Rating: C-/D+. Ugh. Well, none of these books are good, but this one takes the cake for dumbness. There is a strain of interesting discussion on race relations, like how Opal notes that everything is about Savannah’s feelings about slavery instead of just fixing the problem, or how Willie is so preoccupied with looking dignified because he’s the only black guy in Last Chance and feels like he has a reputation to keep up. Unfortunately, all of this is completely overshadowed by Opal’s completely idiotic crush on Gabriel and her willingness to go along with all of his idiotic schemes. And I really, really, really loathe the whole “I got bored of my fiancé, so I went out to go date some other guy and it turned out I loved my fiancé all along! And he took me back! So things are great now!” which is a terrible, terrible, terrible message. Willie Joe is the real hero here and he deserves a better woman who won’t run off to find off if the grass is greener. And why is this book called “Tempestuous?” What’s tempestuous about Opal? Except possibly having conflicting emotions about who she loves more? You know, she can have interests other than men! Ugh. This is awful.


2 thoughts on “Tempestuous: Opal’s Story

  1. Great review, as always. How old is Opal supposed to be? She seems awfully childish and I really don’t understand why Willie decided to get engaged to her, but like you said, they’re the only black people in town. What a fever dream of a book. (Also, I’m totally going to whisper to myself, “There are no difficulty points in life, this is not a video game,” before I make math problems unnecessarily complicated.)
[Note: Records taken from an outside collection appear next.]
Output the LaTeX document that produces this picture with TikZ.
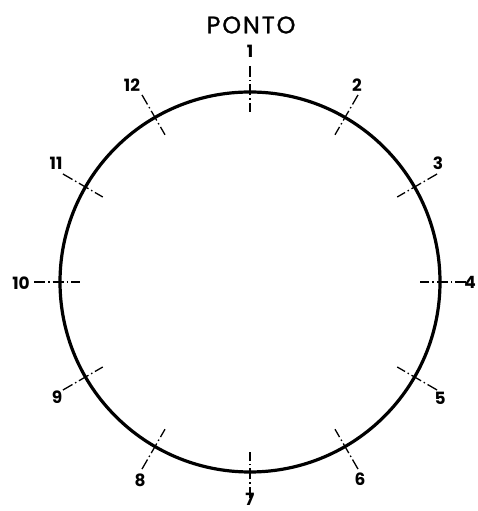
\documentclass[tikz,border=0pt]{standalone}
\usepackage{fontspec}
\setmainfont{Poppins}
\newfontfamily\titlefont[LetterSpace=8,FakeBold=1.2]{Poppins}
\usepackage{tikz}

\begin{document}
\begin{tikzpicture}[x=1bp, y=1bp,
    every node/.style={font=\fontsize{17}{17}\selectfont\bfseries, inner sep=1pt},
    marca/.style={line width=1.3bp, dash pattern=on 11bp off 3bp on 1.5bp off 3bp},
    contorno/.style={line width=3.2bp}]
  \useasboundingbox (0,0) rectangle (478,511);

  % titulo
  \node[font=\titlefont\fontsize{24}{24}\selectfont] (titulo) at (251,486) {PONTO};

  % circulo e marcas
  \begin{scope}[shift={(250,229)}]
    \draw[contorno] (0,0) circle (190);
    \foreach \a in {90,60,...,-240}
      \draw[marca] (\a:216) -- (\a:170);
  \end{scope}

  % numeros
  \node (p1)  at (250,460) {1};
  \node (p2)  at (357,426) {2};
  \node (p3)  at (438,348) {3};
  \node (p4)  at (470,229) {4};
  \node (p5)  at (440,113) {5};
  \node (p6)  at (360,32)  {6};
  \node[inner sep=0pt] (p7) at (250,5) [anchor=south] {7};
  \node (p8)  at (140,31)  {8};
  \node (p9)  at (57,114)  {9};
  \node (p10) at (21,228)  {10};
  \node (p11) at (56,348)  {11};
  \node (p12) at (132,426) {12};
\end{tikzpicture}
\end{document}
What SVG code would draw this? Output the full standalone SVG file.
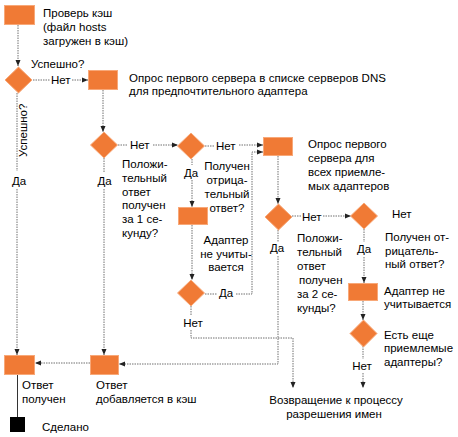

    All these Sunfire books remind me of the Quebec period drama called Marguerite Volant. Ugh, I get upset just thinking about it. It was set in Montreal just after the British defeated the French in 1760. There was a lot of fascinating material for the series to explore, and my classmates and I were so excited when it was first shown in our French class. Needless to say, it betrayed our innocent hopes. Basically, the eponymous heroine Marguerite Volant is a girl whom everybody describes as strong-willed and brave, but who is really just rude and behaves illogically all the time. A British officer falls for her even though she makes it clear she hates him and all his kind, and she, in turn, falls for an obnoxious Quebec guy who’s involved in the resistance against the British. Hijinks ensue, including the deaths of her parents (of course) and she gets thrown in prison because she has a nervous breakdown and points a gun at the British officer. He then offers to marry her in order to save her from a hanging. At the end, it transpires that she’s carrying her old Quebec lover’s child even though she’s now married to the British officer, and he gets so upset when he finds out that he leaves her. Then she finds out that her father wasn’t really her father after all; it was her family’s bailiff or something who always took care of her, and then he dies. Meanwhile, in a long subplot, Marguerite’s sister marries a jerk who’s trying to steal the Volant seigneurie or something, and he ends up in prison. Then the British officer forces Marguerite to have a rendezvous with her former lover so they can resolve things once and for all, and Marguerite realizes she’s no longer in love with him. Then she and the British officer run towards each other in a meadow, giggling, and the series ends. I’m not kidding.

    By the way, have you read Dan Bergstein’s hilarious Blogging Twilight series on SparkNotes? It’s perfect. Sorry for all the superlatives.


    • First of all, thank you for your kind words! I think Opal is supposed to be 19? I’d have to double check but that’s sticking in my memory for some reason.

      Also, oh my GOD that sounds like THE MOST AMAZING MEDIA CONTENT OF ALL TIME. I just googled it and I MUST watch it. It sounds incredibly bad. And I have not read Blogging Twilight but I’m certainly going to!